Les pages remarquables consacrées à Jean-Pierre Melville et Robert Bresson, deux de mes cinéastes favoris, m'ont emballé, de même que celles vouées aux épures des époux Straub, véritables compositeurs d'images et d'histoires musicales. À Stanley Kubrick, il reconnait un authentique génie musical, rappelant que, sans Johann Strauss et son Beau Danube bleu, certains plans cosmiques de 2001, Odyssée de l'espace n'auraient pas de véritable existence cinématographique, la station orbitale en forme de roue faisant, par-delà le temps, écho à celle qui divertit les promeneurs du Prater, à Vienne...

Cassard a ses idées fixes - la Sonate, de Liszt et L'Atalante, de Jean Vigo - mais on pourrait trouver plus médiocres fils rouges ! Et si Marc Chevrie évoque Paul Klee ironisant à propos de Bruckner en disant qu'il cherchait à "atteindre le ciel avec un train de marchandises", on se contre-fiche de savoir si la citation est véridique ou apocryphe tant elle est bien trouvée...

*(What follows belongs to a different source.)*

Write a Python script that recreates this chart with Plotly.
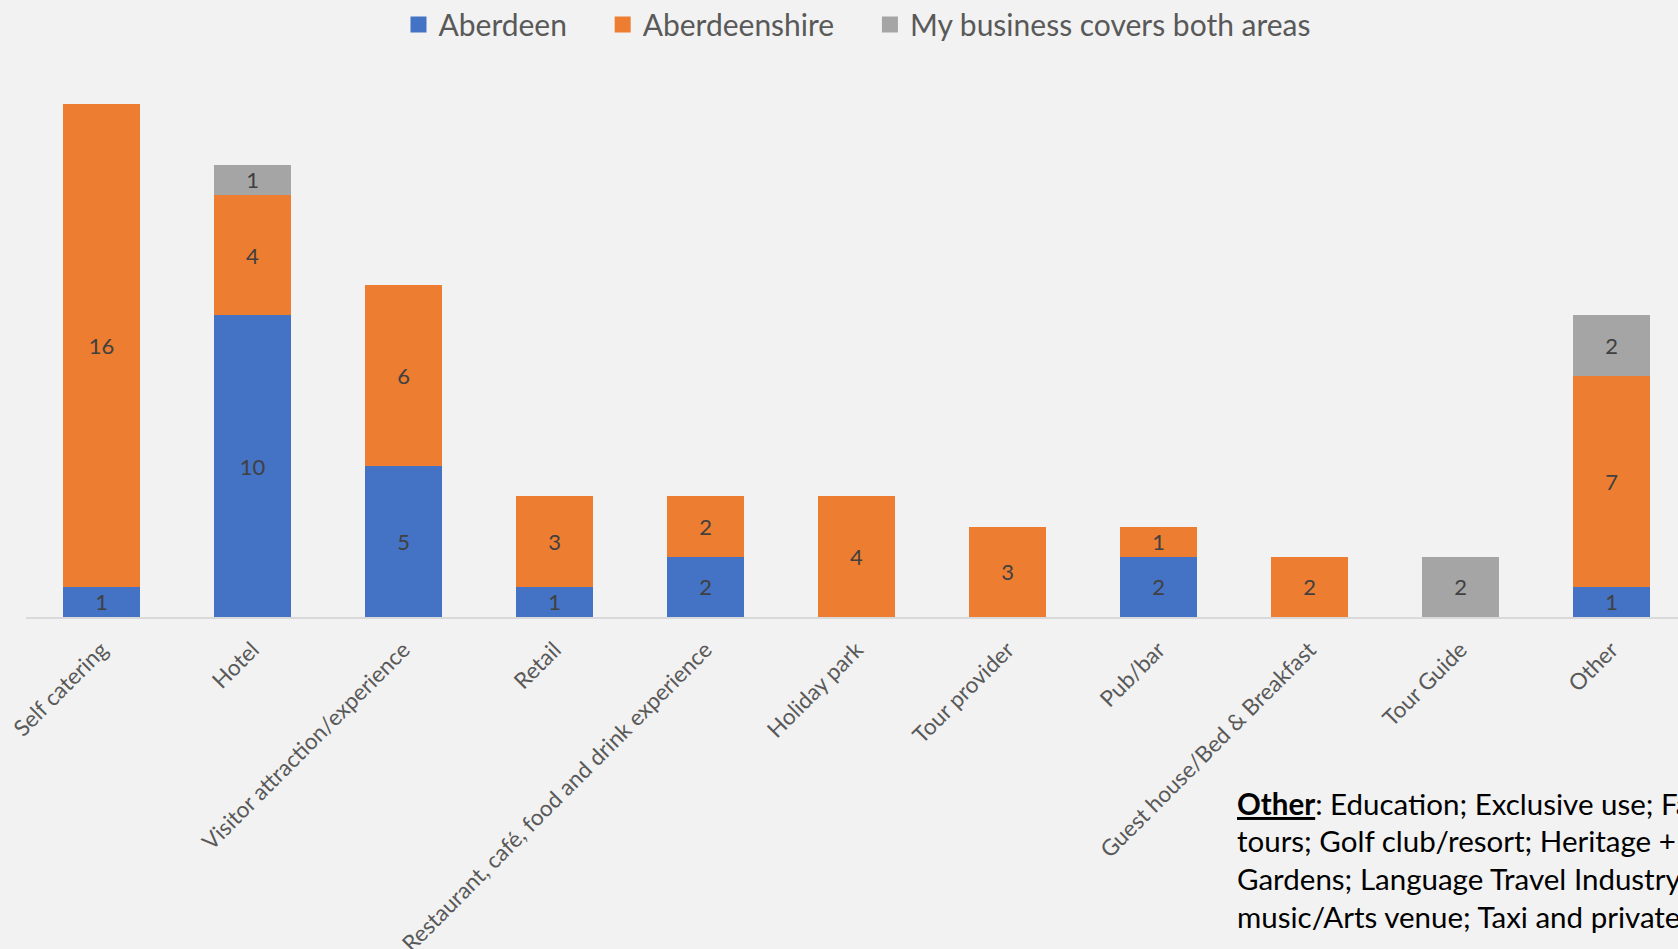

Je ne peux résister à citer in extenso ce long passage où Cassard tord le cou au courant dominant de la musique contemporaine : "En France, il y a aujourd'hui un courant que l'on appelle les "néo-tonaux": tout en se plaignant à grand cris d'être rejetés par les grandes institutions, ce qui est totalement faux, les compositeurs néo-tonaux confectionnent une sorte de musiquette dépourvue de la moindre imagination et qui sent affreusement la naphtaline. Une convocation générale de tout ce que la première moitié du XXe siècle à déjà produit (au-delà, ces néo-tonaux ne voient qu'outrage aux bonne moeurs musicales et vouent aux gémonies le trio infernal Schoenberg-Berg-Webern, coupable à leurs yeux de la fin de la musique de grand-papa). Leur recette ? Un soupçon de sous-Ravel, une larme de mauvais Debussy, une dose de simili-Sibelius, des effluves d'épigones de Bartók, Chostakovitch et Richard Strauss. On ajoute une pincée de musique pop américaine "pour faire peuple", quelques figures répétitives pour rendre grâces à John Adams et Steve Reich (on aimerait que ces deux géants prêtent l'oreille au résultat obtenu...). C'est vraiment pathétique. Des Mme Verdurin qui ont longtemps piaffé aux portes des grandes maisons symphoniques et qui, par leur obstination et leurs réseaux, ont fini par se les faire ouvrir, de guerre lasse probablement. (...) Chaque fois qu'il m'est arrivé d'écouter des oeuvres de Beffa, Connesson, Zygel ou Dubugnon à l'aveugle, j'ai cru que c'était de la mauvaise musique de film, platement illustrative, sans aucune originalité". (p.130)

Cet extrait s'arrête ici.